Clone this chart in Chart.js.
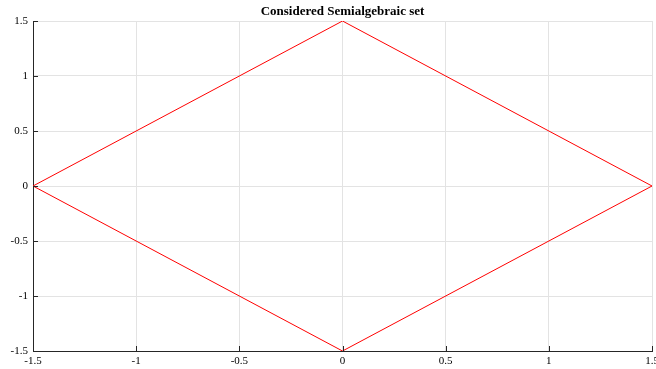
<!DOCTYPE html>
<html>
<head>
<meta charset="utf-8">
<script src="https://cdn.jsdelivr.net/npm/chart.js@4/dist/chart.umd.min.js"></script>
<style>
  html, body { margin: 0; padding: 0; background: #ffffff; }
  #wrap { width: 656px; height: 369px; }
</style>
</head>
<body>
<div id="wrap"><canvas id="setChart"></canvas></div>
<script>
// Boundary of the semialgebraic set (closed polygon)
const xValues = [-1.5, 0, 1.5, 0, -1.5];
const yValues = [0, 1.5, 0, -1.5, 0];
const xTicks = [-1.5, -1, -0.5, 0, 0.5, 1, 1.5];
const yTicks = [-1.5, -1, -0.5, 0, 0.5, 1, 1.5];
const chartTitle = 'Considered Semialgebraic set';

const points = xValues.map((x, i) => ({ x: x, y: yValues[i] }));

// small tick marks pointing into the plot, like the original
const innerTicks = {
    id: 'innerTicks',
    afterDatasetsDraw(chart) {
        const ctx = chart.ctx;
        const area = chart.chartArea;
        const xs = chart.scales.x;
        const ys = chart.scales.y;
        ctx.save();
        ctx.strokeStyle = '#262626';
        ctx.lineWidth = 1;
        ctx.beginPath();
        xTicks.forEach(v => {
            const px = Math.round(xs.getPixelForValue(v)) + 0.5;
            ctx.moveTo(px, area.bottom);
            ctx.lineTo(px, area.bottom - 5);
        });
        yTicks.forEach(v => {
            const py = Math.round(ys.getPixelForValue(v)) + 0.5;
            ctx.moveTo(area.left, py);
            ctx.lineTo(area.left + 5, py);
        });
        ctx.stroke();

        // title centred over the plot area
        ctx.fillStyle = '#000000';
        ctx.font = 'bold 13px "Liberation Serif"';
        ctx.textAlign = 'center';
        ctx.textBaseline = 'middle';
        ctx.fillText(chartTitle, (area.left + area.right) / 2, 12);
        ctx.restore();
    }
};

const fixedX = function(scale) {
    scale.height = 18;
    scale.paddingLeft = 0;
    scale.paddingRight = 0;
};
const fixedY = function(scale) {
    scale.width = 33;
    scale.paddingTop = 0;
    scale.paddingBottom = 0;
};

new Chart(document.getElementById('setChart'), {
    type: 'scatter',
    data: {
        datasets: [{
            data: points,
            showLine: true,
            borderColor: '#ff0000',
            borderWidth: 1,
            pointRadius: 0,
            fill: false,
            tension: 0
        }]
    },
    options: {
        responsive: true,
        maintainAspectRatio: false,
        animation: false,
        layout: { padding: { left: 0, right: 4, top: 21, bottom: 0 } },
        plugins: {
            legend: { display: false },
            tooltip: { enabled: false },
            title: { display: false }
        },
        scales: {
            x: {
                type: 'linear',
                min: -1.5,
                max: 1.5,
                afterBuildTicks: scale => { scale.ticks = xTicks.map(v => ({ value: v })); },
                afterFit: fixedX,
                border: { display: true, color: '#262626', width: 1 },
                grid: { color: '#e3e3e3', lineWidth: 1, drawTicks: false },
                ticks: {
                    padding: 4,
                    color: '#000000',
                    maxRotation: 0,
                    autoSkip: false,
                    font: { family: 'Liberation Serif', size: 11 },
                    callback: v => String(v)
                }
            },
            y: {
                type: 'linear',
                min: -1.5,
                max: 1.5,
                afterBuildTicks: scale => { scale.ticks = yTicks.map(v => ({ value: v })); },
                afterFit: fixedY,
                border: { display: true, color: '#262626', width: 1 },
                grid: { color: '#e3e3e3', lineWidth: 1, drawTicks: false },
                ticks: {
                    padding: 5,
                    color: '#000000',
                    autoSkip: false,
                    font: { family: 'Liberation Serif', size: 11 },
                    callback: v => String(v)
                }
            }
        }
    },
    plugins: [innerTicks]
});
</script>
</body>
</html>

***

Reproduce exactly the run of lines that opens the listing and closes with the line holding "const points = xValues.map((x, i)". Pictures are excluded.

Clone this chart in Chart.js.
<!DOCTYPE html>
<html>
<head>
<meta charset="utf-8">
<script src="https://cdn.jsdelivr.net/npm/chart.js@4/dist/chart.umd.min.js"></script>
<style>
  html, body { margin: 0; padding: 0; background: #ffffff; }
  #wrap { width: 656px; height: 369px; }
</style>
</head>
<body>
<div id="wrap"><canvas id="setChart"></canvas></div>
<script>
// Boundary of the semialgebraic set (closed polygon)
const xValues = [-1.5, 0, 1.5, 0, -1.5];
const yValues = [0, 1.5, 0, -1.5, 0];
const xTicks = [-1.5, -1, -0.5, 0, 0.5, 1, 1.5];
const yTicks = [-1.5, -1, -0.5, 0, 0.5, 1, 1.5];
const chartTitle = 'Considered Semialgebraic set';

const points = xValues.map((x, i) => ({ x: x, y: yValues[i] }));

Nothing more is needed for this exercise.